Comparison between the experimental and DICTRA-simulated concentration profiles for the diffusion couples (a) Ni/Ni-4 at.% Mo-6 at.% Ta, (b) Ni/Ni-8 at.% Mo-5 at.% Ta, (c) Ni/Ni-13 at.% Mo-3 at.% Ta, (d) Ni-4 at.% Ta/Ni-4 at.% Mo, (e) Ni-4 at.% Ta/Ni-10 at.% Mo, (f) Ni-6 at.% Ta/Ni-10 at.% Mo diffusion couples annealed at 1473 K for 259,200 s

Fig. 4

Comparison between the experimental and DICTRA-simulated concentration profiles for the diffusion couples (a) Ni/Ni-4 at.% Mo-6 at.% Ta, (b) Ni/Ni-8 at.% Mo-5 at.% Ta, (c) Ni/Ni-13 at.% Mo-3 at.% Ta, (d) Ni-6 at.% Ta/Ni-4 at.% Mo, (e) Ni-4 at.% Ta/Ni-20 at.% Mo diffusion couples annealed at 1573 K for 172,800 s

Fig. 5

Comparison between the experimental and DICTRA-simulated diffusion paths for various ternary Ni-Mo-Ta diffusion couples annealed at 1473 for 259,200 s

Fig. 6

Comparison between the experimental and DICTRA-simulated diffusion paths for various ternary Ni-Mo-Ta diffusion couples annealed at 1573 for 172,800 s

5 Conclusions

The composition-dependent ternary interdiffusion coefficients of the fcc Ni-rich Ni-Mo-Ta ternary system at 1473 and 1573 K were determined by means of EPMA technique coupled with the Whittle–Green method in the present work.
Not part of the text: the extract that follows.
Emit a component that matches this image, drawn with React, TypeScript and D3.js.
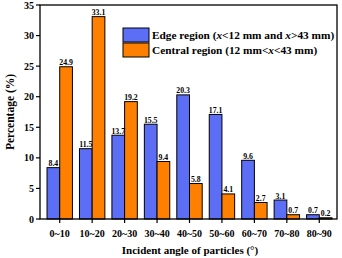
import React from "react";
import * as d3 from "d3";

const categories = ["0~10", "10~20", "20~30", "30~40", "40~50", "50~60", "60~70", "70~80", "80~90"];
const edgeValues = [8.4, 11.5, 13.7, 15.5, 20.3, 17.1, 9.6, 3.1, 0.7];
const centralValues = [24.9, 33.1, 19.2, 9.4, 5.8, 4.1, 2.7, 0.7, 0.2];
const yTicks = [0, 5, 10, 15, 20, 25, 30, 35];

const W = 342, H = 258;
const left = 40, right = 337, top = 5, bottom = 219;
const font = "'Liberation Serif', 'Times New Roman', serif";
const blue = "#5B6EF5";
const orange = "#FF8000";

export default function App() {
  const x = d3.scaleBand<string>().domain(categories).range([43.5, 335.5]);
  const y = d3.scaleLinear().domain([0, 35]).range([bottom, top]);
  const bw = 12.7;
  return (
    <svg width={W} height={H} style={{ position: "absolute", left: 0, top: 0 }} fontFamily={font}>
      <rect x={0} y={0} width={W} height={H} fill="#fff" />
      {categories.map((c, i) => {
        const cx = x(c)! + x.bandwidth() / 2;
        const e = edgeValues[i], o = centralValues[i];
        return (
          <g key={c}>
            <rect x={cx - bw} y={y(e)} width={bw} height={y(0) - y(e)} fill={blue} stroke="#000" strokeWidth={1} />
            <rect x={cx} y={y(o)} width={bw} height={y(0) - y(o)} fill={orange} stroke="#000" strokeWidth={1} />
            <text x={cx - bw / 2} y={y(e) - 1.5} fontSize={7.8} fontWeight="bold" textAnchor="middle">{e.toFixed(1)}</text>
            <text x={cx + bw / 2} y={y(o) - 1.5} fontSize={7.8} fontWeight="bold" textAnchor="middle">{o.toFixed(1)}</text>
            <line x1={cx} x2={cx} y1={bottom} y2={bottom + 4} stroke="#000" strokeWidth={1.2} />
            <text x={cx} y={237} fontSize={10} fontWeight="bold" textAnchor="middle">{c}</text>
          </g>
        );
      })}
      <rect x={left} y={top} width={right - left} height={bottom - top} fill="none" stroke="#000" strokeWidth={1.3} />
      {yTicks.map((t) => (
        <g key={t}>
          <line x1={left - 4} x2={left} y1={y(t)} y2={y(t)} stroke="#000" strokeWidth={1.2} />
          <text x={left - 6} y={y(t) + 3.5} fontSize={10} fontWeight="bold" textAnchor="end">{t}</text>
        </g>
      ))}
      <text transform={`translate(14,${(top + bottom) / 2}) rotate(-90)`} fontSize={11.5} fontWeight="bold" textAnchor="middle">Percentage (%)</text>
      <text x={190} y={254} fontSize={11} fontWeight="bold" textAnchor="middle">Incident angle of particles (°)</text>
      <rect x={123} y={28} width={26} height={14} fill={blue} stroke="#000" strokeWidth={1} />
      <rect x={123} y={43} width={26} height={14} fill={orange} stroke="#000" strokeWidth={1} />
      <text x={152} y={39} fontSize={11.3} fontWeight="bold">
        Edge region (<tspan fontStyle="italic">x</tspan>&lt;12 mm and <tspan fontStyle="italic">x</tspan>&gt;43 mm)
      </text>
      <text x={152} y={54} fontSize={11.3} fontWeight="bold">
        Central region (12 mm&lt;<tspan fontStyle="italic">x</tspan>&lt;43 mm)
      </text>
    </svg>
  );
}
The reliability of the experimental interdiffusivities is validated via thermodynamic constraints. The uncertainties associated with the measured interdiffusivities were evaluated considering error propagation, meanwhile, by comprehensive comparison between calculated and the experimental results, good agreements were obtained. The diffusion phenomena such as concentration-distance profiles and diffusion paths can be reasonably described. Results show that the values of \( \tilde{D}_{\text{TaTa}}^{\text{Ni}} \) are generally larger than \( \tilde{D}_{\text{MoMo}}^{\text{Ni}} \).